私の場合は、ASDの影響によって対人関係が散々な状態になり、嫌われたくないから仕方なくです。
普通の人もこれが根底にあると思います。
でも、カメレオン的な性格の演技をすることで「気配りができる」「空気が読める」と打算的な考えの人もいます。
要するに世渡り上手ということです。
その様な人を見ると、人によって態度や話し方が違って見えるので「性格が悪い」と感じさせてしまうのかもしれないです。
でもカメレオン的な性格は、自分の意思でそうしているというより、そうせざるを得なかった結果であることが多いのです。
特に発達障害のある人にとっては、他人との関わりの中で何が正解か分からないという状態が日常的です。
その不安を埋めるために、必死で周囲に合わせようとしているだけなのです。
「嫌われたくない」「間違いたくない」「迷惑をかけたくない」という気持ちから、表情を真似たり、話し方を変えたり、相手の好きそうな反応を探ったりしてしまうのです。
決して、裏で何かを企んでいるとか、自分を良く見せたいという狡猾さとは別物です。
もちろん、そのような振る舞いが結果的に「八方美人」と思われたり、「何を考えてるのか分からない」と言われてしまう可能性はあります。

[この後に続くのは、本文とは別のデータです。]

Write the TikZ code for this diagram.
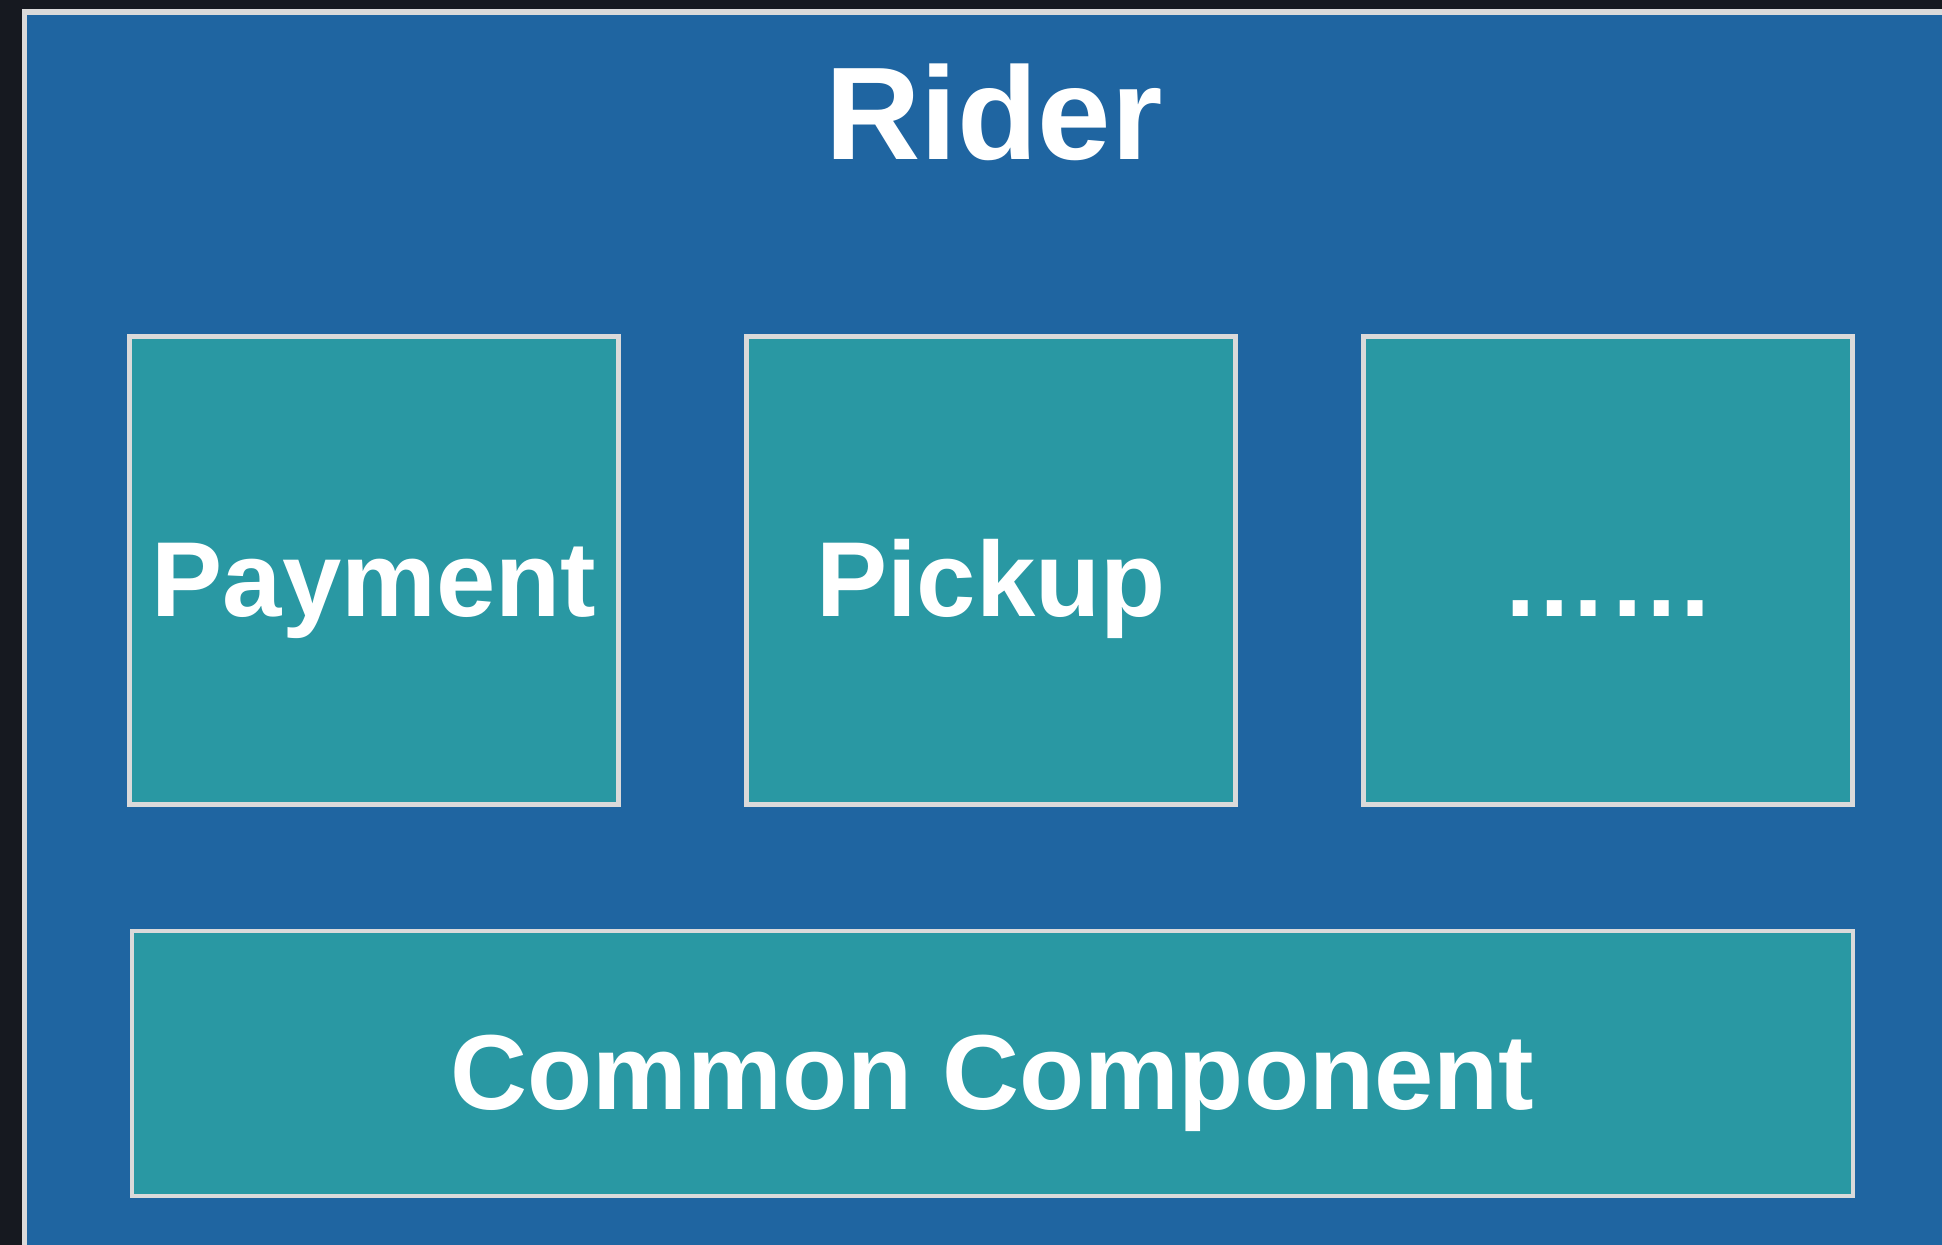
\documentclass[tikz,border=0pt]{standalone}
\usepackage{fontspec}
\setmainfont{Liberation Sans}
\usetikzlibrary{positioning}
\definecolor{pagedark}{HTML}{161920}
\definecolor{riderblue}{HTML}{1F65A1}
\definecolor{moduleteal}{HTML}{2998A3}
\definecolor{edgegray}{HTML}{DADADA}
\begin{document}
\begin{tikzpicture}[x=0.5pt, y=-0.5pt,
  frame/.style={draw=edgegray, line width=2.75pt, fill=riderblue},
  module/.style={shape=rectangle, draw=edgegray, line width=2.4pt, fill=moduleteal,
    text=white, font=\bfseries\fontsize{53.3}{60}\selectfont,
    text height=46pt, text depth=0pt, inner sep=0pt,
    minimum width=244.5pt, minimum height=234pt},
  title/.style={text=white, font=\bfseries\fontsize{66}{72}\selectfont, anchor=base, inner sep=0pt}]
\useasboundingbox (0,0) rectangle (1942,1245);
\fill[pagedark] (0,0) rectangle (1942,1245);
\clip (0,0) rectangle (1942,1245);
\draw[frame] (24.5,12.25) rectangle (1990,1290);
\node[title] (rider) at (994,160) {Rider};
\node[module] (payment) at (374,570.4) {Payment};
\node[module, right=61.6pt of payment] (pickup) {Pickup};
\node[module, right=61.6pt of pickup] (more) {……};
\node[module, minimum width=860.5pt, minimum height=132.5pt] (common) at (992.5,1063.5) {Common Component};
\end{tikzpicture}
\end{document}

でも、それを性格が悪いと思われてしまうのは辛いし悲しいです。
自分なりに考えて良かれと思ってカメレオンをしているだけだから。
むしろ、自分という存在が曖昧なまま、それでも必死に人と関わろうとする、不器用な優しさや生きづらさの表れなんじゃないかとおもうのです。
まとめ
私は引きこもってからは、病院以外でリアルで全く人と交流が無いのですが、今もずっとカメレオンが標準です。
いや、中学生くらいからだったと思う。
当時、あまりにも酷すぎる苛めと家庭崩壊で、とにかく我慢を強いられた毎日がそうさせたのだと思う。
またASDの影響から、自分が無いので、演じるしかない。
もちろん最初から自分の意志や核(性格)が無かったわけではないと思う。
小さい頃は無邪気だったので、尊大型や積極奇異型アスペルガーだったはず。
でも、過酷な状況に何度も追い込まれ、受動型・孤立型アスペルガーへと変わっていった。
しかし、家や学校では人と関わらなくてはならないので逃げられない。
そして、ASDの影響から上手くいかない。
その結果、他人に対して異常に気を使う性格なり、嫌われないように努力する思考に変化していった。
人格形成の段階で過酷な幼年期~成長期を送っていると性格がカメレオンになってしまうのだと思う。
全ては自己肯定感が低く、自分に自信が無くなってしまったから。
今は、23年以上の真性ひきこもりASDという前提があるので、他者の全てが自分よりも圧倒的に格上な人格・性格。
少しでも自分(個性)を出そうものなら恥ずかしいことになる。
そもそも私はまったく個性が無いです。
主体性が無く確固たる信念もない。
性格や個性って何なのでしょうか。
性格はよければそれに越したことは無いはず。
個性は、面白さや誠実さ?
自分らしい考えが生まれつき全く無いASDなので、意思が希薄すぎる。
カメレオンの性格を演じることで少しでも普通になろうとする。
しかし、ASDは簡単にボロが出る。本当に。
でもカメレオンをするしかない。
自分が空っぽだから。
他の人から見れば滑稽だろうね。
ASDの分かりやすい不器用さや、会話のズレ、空気の読めなさから、「この人ちょっと変だな」と思われるところまでがワンセットで、演技が通用しないから。
でも、だからといって、演じるのをやめることはできない。
私は今日もまた、普通と思われる状態を振る舞い続けています。
それ以外の意思や信念が無いから。